▶ _What to work on_
Everything from the line containing "Write a Python" to the line containing "from matplotlib.ticker import MultipleLocator", both lines included, must be copied exactly; nothing else should be.

**** Records to process

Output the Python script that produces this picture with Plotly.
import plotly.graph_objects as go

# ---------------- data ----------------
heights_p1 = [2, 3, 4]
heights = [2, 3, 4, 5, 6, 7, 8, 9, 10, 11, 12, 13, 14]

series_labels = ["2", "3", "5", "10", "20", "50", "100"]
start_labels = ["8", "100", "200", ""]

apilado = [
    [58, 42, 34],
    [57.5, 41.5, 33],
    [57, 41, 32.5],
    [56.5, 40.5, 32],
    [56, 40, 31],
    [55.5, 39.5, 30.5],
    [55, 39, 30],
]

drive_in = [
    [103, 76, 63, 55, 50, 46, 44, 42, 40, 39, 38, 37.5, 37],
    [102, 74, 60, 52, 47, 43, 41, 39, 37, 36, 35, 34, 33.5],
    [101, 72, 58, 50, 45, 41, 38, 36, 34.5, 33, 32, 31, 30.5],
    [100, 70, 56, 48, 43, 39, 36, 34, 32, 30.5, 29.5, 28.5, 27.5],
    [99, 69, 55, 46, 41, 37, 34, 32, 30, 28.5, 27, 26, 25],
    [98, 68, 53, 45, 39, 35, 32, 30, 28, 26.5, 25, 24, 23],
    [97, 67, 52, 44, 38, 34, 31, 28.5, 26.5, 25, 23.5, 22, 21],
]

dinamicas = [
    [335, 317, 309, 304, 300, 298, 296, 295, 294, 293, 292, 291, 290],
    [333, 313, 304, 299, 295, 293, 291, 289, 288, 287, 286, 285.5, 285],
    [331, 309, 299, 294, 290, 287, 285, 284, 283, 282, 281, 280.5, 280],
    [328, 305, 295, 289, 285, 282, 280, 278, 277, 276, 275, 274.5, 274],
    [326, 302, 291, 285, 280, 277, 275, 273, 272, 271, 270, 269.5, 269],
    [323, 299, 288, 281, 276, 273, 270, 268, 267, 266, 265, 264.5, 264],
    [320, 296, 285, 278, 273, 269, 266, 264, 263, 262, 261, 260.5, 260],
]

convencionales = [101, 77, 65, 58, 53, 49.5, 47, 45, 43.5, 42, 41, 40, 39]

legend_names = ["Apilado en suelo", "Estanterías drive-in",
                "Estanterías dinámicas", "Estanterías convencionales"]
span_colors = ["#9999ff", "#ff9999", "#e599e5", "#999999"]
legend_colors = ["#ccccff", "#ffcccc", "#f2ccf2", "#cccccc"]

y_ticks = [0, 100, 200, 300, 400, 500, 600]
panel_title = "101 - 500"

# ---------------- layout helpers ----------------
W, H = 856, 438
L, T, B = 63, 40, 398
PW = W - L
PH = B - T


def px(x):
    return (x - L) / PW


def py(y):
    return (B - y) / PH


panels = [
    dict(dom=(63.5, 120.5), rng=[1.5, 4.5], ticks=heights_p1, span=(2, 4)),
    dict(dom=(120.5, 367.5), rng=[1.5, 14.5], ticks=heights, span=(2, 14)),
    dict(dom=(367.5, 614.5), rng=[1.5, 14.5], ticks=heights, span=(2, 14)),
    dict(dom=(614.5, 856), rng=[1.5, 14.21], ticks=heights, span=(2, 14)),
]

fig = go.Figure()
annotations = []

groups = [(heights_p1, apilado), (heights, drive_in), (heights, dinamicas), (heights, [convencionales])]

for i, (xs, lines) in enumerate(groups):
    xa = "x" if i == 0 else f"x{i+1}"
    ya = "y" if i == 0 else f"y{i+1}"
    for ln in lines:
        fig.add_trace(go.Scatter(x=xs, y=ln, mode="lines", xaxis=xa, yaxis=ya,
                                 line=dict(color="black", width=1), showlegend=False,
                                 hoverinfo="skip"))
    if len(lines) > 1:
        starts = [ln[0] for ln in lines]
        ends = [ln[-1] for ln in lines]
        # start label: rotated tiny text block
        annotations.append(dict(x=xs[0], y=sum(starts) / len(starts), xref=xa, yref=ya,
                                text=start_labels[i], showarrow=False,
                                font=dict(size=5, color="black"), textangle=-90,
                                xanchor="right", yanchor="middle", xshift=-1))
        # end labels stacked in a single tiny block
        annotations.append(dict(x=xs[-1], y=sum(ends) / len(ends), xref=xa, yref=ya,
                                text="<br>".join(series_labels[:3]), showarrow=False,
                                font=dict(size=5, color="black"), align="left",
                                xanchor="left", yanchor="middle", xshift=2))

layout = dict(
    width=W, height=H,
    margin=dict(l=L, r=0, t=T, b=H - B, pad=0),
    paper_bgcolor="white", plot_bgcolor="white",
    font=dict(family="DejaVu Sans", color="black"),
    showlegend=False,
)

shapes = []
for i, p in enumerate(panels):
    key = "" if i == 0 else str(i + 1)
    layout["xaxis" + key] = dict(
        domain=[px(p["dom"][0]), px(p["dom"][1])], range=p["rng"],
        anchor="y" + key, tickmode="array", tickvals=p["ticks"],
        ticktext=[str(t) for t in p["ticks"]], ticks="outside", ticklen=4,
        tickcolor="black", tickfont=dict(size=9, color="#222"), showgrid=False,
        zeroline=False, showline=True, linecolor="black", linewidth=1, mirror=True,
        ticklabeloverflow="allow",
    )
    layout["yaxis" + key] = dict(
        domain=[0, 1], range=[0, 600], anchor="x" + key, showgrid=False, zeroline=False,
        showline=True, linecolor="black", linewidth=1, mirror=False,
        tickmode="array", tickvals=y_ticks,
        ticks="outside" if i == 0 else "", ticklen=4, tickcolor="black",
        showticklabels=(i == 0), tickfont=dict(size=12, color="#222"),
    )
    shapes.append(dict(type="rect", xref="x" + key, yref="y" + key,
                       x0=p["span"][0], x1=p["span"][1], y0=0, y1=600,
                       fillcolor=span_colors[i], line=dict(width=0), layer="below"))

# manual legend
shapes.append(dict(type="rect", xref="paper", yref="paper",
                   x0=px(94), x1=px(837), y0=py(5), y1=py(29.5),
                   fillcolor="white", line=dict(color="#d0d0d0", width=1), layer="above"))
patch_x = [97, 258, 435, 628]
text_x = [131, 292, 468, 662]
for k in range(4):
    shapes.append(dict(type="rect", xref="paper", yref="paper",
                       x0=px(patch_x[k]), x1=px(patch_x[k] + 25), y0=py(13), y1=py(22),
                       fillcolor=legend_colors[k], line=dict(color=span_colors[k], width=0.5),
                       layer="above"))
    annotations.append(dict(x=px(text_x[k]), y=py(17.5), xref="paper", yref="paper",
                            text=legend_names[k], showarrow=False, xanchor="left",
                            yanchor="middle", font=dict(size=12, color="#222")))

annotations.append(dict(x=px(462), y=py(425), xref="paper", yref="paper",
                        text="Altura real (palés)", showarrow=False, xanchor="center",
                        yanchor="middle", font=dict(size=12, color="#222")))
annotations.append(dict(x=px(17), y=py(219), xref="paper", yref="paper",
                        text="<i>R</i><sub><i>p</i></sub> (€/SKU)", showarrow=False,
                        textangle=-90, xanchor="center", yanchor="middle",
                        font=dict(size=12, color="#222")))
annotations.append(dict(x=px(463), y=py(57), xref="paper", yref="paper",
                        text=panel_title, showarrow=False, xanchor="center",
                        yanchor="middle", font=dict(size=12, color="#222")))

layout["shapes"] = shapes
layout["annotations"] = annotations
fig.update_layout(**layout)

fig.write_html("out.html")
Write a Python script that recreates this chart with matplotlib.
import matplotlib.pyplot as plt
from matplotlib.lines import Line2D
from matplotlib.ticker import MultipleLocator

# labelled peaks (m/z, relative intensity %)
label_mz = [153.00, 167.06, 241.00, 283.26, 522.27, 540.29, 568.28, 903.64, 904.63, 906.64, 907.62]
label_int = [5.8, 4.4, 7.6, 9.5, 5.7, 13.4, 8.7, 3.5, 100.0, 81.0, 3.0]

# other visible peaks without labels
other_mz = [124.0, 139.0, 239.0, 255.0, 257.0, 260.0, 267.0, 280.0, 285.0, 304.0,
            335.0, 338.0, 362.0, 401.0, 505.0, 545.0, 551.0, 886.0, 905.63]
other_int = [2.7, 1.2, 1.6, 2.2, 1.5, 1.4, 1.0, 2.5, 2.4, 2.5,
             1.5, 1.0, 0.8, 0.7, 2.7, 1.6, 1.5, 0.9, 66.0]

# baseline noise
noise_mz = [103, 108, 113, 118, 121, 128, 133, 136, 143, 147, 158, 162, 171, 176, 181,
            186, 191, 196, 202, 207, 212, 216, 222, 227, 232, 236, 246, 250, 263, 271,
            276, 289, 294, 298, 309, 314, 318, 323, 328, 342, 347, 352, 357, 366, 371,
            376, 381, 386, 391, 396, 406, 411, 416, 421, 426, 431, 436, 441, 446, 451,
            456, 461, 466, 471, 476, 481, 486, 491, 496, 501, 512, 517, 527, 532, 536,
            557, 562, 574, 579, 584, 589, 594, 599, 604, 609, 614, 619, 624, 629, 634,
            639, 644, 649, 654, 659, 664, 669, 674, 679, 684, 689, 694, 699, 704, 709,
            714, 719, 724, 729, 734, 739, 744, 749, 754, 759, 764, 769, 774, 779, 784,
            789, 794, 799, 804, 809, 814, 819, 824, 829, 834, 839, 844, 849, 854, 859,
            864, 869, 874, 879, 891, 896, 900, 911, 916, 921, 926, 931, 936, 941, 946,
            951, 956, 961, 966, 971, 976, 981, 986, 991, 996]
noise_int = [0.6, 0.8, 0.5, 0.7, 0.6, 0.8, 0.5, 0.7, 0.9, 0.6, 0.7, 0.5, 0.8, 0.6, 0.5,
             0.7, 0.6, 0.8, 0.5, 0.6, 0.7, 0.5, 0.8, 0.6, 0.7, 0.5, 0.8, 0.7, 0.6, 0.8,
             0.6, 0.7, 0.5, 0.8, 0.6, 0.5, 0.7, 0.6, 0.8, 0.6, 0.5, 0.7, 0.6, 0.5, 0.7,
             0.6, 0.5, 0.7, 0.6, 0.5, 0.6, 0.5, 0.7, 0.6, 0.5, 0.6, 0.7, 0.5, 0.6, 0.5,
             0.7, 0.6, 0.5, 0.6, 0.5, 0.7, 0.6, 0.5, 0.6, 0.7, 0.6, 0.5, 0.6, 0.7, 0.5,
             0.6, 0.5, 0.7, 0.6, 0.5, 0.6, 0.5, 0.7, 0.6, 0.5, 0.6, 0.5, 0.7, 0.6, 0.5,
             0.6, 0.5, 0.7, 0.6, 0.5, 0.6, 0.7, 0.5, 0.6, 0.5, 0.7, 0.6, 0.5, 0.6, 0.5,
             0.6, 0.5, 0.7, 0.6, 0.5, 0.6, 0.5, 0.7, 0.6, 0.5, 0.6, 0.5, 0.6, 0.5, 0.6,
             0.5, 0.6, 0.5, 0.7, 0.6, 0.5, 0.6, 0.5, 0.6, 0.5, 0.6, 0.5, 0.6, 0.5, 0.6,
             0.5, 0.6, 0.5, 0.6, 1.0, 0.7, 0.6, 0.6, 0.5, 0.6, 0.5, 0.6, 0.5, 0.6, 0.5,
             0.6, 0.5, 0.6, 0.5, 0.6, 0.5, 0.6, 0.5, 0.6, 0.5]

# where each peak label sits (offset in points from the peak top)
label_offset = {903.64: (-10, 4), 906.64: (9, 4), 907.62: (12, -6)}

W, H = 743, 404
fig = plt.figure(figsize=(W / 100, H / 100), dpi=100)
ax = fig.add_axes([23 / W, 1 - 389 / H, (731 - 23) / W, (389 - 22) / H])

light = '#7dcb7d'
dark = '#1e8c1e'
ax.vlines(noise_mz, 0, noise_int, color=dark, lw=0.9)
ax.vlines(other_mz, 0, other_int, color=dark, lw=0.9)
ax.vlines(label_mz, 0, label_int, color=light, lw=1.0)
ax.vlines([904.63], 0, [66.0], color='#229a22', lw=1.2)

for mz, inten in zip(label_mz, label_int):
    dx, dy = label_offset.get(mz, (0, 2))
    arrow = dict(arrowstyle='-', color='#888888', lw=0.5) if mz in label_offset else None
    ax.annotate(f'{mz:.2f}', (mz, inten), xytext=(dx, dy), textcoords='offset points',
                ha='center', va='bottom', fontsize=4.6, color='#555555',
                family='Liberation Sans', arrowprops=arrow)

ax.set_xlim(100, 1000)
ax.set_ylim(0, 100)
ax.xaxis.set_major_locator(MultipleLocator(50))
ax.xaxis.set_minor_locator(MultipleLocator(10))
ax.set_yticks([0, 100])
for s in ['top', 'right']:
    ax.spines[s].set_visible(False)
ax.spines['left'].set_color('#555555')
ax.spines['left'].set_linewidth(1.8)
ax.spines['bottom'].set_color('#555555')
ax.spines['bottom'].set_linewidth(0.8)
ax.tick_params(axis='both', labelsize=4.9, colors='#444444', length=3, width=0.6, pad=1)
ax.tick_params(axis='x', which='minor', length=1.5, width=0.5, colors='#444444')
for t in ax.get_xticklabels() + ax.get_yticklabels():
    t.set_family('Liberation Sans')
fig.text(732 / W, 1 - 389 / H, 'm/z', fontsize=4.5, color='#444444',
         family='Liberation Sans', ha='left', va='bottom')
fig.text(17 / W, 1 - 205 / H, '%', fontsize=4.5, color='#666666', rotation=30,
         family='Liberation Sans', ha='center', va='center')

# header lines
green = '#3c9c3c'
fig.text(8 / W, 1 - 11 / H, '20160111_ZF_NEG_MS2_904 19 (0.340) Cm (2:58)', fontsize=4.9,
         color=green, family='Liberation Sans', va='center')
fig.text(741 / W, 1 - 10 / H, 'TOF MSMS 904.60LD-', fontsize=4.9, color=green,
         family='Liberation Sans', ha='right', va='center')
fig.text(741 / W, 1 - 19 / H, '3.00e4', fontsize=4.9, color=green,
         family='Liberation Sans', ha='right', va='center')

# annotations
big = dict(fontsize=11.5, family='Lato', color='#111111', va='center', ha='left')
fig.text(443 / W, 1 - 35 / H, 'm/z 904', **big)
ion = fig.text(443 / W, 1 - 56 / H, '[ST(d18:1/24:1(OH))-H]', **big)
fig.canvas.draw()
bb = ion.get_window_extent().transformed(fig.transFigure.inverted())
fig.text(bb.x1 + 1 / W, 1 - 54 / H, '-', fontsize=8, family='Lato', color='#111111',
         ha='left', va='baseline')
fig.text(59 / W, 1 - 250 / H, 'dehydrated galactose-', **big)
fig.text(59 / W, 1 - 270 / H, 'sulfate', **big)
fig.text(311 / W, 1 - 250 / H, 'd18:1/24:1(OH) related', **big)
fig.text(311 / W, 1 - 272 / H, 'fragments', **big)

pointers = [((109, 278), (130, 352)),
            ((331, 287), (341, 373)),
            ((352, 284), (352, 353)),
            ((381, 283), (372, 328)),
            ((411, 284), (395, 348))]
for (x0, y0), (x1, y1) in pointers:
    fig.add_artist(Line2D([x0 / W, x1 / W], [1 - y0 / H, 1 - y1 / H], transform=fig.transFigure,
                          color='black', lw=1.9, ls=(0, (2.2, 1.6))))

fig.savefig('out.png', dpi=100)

********

▶ _Worked answer_
Write a Python script that recreates this chart with matplotlib.
import matplotlib.pyplot as plt
from matplotlib.lines import Line2D
from matplotlib.ticker import MultipleLocator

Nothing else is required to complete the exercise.